» Do this:
Take the lines from the one bearing "Convert this chart" to the one bearing "import seaborn as sns", inclusive, and reproduce them exactly; include no other line.
start Entries provided
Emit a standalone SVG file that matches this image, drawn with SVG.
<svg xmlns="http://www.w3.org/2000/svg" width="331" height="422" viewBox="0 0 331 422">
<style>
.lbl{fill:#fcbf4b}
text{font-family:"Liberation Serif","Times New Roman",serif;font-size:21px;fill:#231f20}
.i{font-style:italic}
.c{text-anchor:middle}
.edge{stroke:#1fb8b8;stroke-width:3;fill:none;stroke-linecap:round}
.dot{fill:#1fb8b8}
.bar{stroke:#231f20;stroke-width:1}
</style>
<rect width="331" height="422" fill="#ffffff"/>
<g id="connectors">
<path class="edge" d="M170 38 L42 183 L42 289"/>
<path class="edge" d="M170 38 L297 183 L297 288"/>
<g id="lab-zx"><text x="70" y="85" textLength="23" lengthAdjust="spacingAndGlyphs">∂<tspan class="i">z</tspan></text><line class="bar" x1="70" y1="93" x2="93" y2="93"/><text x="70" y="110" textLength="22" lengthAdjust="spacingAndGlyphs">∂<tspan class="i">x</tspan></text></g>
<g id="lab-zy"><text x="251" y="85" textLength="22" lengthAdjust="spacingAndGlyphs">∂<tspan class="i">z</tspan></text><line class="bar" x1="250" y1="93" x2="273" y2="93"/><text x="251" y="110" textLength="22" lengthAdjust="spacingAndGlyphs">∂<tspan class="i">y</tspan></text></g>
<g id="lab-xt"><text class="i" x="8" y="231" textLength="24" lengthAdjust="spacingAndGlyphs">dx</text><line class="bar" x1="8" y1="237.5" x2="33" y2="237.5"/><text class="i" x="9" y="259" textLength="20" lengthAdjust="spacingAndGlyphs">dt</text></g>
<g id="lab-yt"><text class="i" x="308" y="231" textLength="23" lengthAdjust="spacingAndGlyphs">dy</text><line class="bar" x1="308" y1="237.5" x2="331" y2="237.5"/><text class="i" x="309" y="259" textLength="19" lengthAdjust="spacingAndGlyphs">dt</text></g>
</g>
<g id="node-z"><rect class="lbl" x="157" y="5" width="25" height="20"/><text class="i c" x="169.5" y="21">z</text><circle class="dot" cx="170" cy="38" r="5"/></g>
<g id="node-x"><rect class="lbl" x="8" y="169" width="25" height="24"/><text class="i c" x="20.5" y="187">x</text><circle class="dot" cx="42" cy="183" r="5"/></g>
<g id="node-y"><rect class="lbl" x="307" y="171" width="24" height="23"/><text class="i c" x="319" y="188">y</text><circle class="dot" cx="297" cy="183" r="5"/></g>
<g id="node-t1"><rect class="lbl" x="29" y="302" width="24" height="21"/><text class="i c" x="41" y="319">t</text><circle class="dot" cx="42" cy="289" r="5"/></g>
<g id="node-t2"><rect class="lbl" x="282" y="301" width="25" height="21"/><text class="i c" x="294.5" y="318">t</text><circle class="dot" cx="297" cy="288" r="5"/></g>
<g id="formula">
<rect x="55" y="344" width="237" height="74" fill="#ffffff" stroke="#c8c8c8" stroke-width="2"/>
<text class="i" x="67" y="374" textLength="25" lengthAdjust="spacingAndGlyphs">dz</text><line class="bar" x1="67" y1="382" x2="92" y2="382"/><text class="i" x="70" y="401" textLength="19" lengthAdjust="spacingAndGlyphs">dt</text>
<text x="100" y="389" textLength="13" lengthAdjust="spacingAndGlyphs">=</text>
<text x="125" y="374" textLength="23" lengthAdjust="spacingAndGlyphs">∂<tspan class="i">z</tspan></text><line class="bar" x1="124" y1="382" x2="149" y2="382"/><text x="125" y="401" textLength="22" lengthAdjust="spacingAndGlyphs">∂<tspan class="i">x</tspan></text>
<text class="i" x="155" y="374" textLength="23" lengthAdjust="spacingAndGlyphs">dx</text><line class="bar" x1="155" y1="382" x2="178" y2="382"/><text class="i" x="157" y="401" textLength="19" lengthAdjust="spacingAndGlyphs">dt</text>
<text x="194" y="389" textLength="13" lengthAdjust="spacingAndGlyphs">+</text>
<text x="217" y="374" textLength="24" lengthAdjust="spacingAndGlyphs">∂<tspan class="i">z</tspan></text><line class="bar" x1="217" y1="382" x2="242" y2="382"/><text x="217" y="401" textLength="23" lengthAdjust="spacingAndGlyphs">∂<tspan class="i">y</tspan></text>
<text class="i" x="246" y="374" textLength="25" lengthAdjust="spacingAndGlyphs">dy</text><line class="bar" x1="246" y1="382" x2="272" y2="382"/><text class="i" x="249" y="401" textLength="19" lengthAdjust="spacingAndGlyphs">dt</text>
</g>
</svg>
end Entries provided
start Entries provided
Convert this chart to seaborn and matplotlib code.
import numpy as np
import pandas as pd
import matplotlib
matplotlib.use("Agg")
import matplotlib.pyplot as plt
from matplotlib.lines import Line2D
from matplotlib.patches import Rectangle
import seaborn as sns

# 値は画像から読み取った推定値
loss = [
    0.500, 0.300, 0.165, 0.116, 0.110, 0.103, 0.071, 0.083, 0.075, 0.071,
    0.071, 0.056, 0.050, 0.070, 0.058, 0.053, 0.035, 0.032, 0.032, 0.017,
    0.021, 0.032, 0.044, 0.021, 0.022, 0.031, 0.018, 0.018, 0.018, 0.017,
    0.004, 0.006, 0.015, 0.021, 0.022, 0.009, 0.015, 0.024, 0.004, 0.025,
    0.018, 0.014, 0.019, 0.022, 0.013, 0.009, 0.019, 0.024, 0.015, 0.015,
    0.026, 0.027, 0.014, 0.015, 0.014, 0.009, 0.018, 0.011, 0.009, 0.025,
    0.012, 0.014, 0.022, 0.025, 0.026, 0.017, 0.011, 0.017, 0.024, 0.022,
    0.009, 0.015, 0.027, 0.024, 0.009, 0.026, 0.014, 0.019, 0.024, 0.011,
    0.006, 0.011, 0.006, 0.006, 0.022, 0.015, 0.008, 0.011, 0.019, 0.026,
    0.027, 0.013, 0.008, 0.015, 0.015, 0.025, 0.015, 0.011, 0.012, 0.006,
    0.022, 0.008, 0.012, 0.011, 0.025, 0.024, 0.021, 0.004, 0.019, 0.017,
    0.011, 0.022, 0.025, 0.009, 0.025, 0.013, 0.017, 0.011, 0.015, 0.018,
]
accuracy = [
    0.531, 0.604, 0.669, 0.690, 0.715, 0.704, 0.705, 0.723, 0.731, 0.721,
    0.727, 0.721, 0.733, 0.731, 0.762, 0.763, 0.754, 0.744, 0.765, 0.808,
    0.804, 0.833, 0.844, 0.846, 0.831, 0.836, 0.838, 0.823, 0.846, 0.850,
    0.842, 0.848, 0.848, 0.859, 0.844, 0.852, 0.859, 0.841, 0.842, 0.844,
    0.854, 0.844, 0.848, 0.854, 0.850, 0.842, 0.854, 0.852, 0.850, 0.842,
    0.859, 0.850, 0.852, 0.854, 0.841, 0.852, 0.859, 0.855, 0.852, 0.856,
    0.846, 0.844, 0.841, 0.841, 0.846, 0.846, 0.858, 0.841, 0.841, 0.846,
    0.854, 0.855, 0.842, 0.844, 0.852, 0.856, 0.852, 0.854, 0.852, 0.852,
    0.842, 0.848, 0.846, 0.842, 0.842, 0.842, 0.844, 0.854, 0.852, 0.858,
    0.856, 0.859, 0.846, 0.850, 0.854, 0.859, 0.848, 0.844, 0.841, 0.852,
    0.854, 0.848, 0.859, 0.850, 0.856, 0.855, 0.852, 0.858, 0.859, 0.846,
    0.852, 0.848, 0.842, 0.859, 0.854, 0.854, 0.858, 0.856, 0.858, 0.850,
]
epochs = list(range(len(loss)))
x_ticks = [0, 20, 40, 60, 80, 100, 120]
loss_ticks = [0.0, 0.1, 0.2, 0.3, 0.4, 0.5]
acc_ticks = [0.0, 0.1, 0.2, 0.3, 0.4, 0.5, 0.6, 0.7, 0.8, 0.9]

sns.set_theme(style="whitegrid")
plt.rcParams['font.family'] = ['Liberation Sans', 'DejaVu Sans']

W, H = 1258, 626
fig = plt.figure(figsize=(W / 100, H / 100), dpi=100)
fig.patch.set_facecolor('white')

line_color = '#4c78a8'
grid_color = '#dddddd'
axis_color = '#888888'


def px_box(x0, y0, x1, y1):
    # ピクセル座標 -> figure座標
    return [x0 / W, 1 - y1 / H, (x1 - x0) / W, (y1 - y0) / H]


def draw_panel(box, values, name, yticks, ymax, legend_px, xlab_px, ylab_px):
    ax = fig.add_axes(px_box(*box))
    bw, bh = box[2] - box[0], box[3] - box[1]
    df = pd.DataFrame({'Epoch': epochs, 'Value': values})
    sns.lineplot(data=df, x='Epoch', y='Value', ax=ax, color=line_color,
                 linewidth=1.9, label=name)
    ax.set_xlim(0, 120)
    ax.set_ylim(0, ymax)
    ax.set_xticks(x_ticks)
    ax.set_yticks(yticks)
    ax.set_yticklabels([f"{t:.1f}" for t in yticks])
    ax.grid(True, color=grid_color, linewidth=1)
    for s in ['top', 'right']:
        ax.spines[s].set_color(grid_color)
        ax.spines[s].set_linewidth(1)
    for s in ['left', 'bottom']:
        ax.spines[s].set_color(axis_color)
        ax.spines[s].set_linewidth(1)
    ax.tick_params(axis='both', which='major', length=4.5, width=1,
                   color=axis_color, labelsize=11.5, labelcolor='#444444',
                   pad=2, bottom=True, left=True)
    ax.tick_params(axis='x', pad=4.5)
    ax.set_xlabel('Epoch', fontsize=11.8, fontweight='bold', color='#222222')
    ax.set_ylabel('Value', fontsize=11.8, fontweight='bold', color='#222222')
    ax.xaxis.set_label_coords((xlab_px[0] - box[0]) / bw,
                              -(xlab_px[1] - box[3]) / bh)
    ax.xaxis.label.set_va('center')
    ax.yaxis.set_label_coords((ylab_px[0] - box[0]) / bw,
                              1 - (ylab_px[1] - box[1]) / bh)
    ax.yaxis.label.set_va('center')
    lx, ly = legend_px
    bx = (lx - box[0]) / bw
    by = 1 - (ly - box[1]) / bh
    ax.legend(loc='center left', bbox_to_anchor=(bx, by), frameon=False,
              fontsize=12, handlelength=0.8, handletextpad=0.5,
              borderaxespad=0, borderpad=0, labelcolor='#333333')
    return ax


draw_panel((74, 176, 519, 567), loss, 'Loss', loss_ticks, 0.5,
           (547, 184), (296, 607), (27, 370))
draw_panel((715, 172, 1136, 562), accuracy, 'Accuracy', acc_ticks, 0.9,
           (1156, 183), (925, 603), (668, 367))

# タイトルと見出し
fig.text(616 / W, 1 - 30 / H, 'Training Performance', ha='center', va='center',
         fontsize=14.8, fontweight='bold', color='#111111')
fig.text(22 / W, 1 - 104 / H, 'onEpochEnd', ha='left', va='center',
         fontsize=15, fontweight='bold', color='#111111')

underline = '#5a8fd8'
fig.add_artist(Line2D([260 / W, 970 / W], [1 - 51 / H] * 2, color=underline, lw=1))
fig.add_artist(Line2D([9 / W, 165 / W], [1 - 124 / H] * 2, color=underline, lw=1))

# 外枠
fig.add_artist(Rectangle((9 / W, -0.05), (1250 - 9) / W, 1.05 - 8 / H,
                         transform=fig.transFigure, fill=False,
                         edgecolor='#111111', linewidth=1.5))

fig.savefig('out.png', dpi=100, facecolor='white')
end Entries provided
» Answer:
Convert this chart to seaborn and matplotlib code.
import numpy as np
import pandas as pd
import matplotlib
matplotlib.use("Agg")
import matplotlib.pyplot as plt
from matplotlib.lines import Line2D
from matplotlib.patches import Rectangle
import seaborn as sns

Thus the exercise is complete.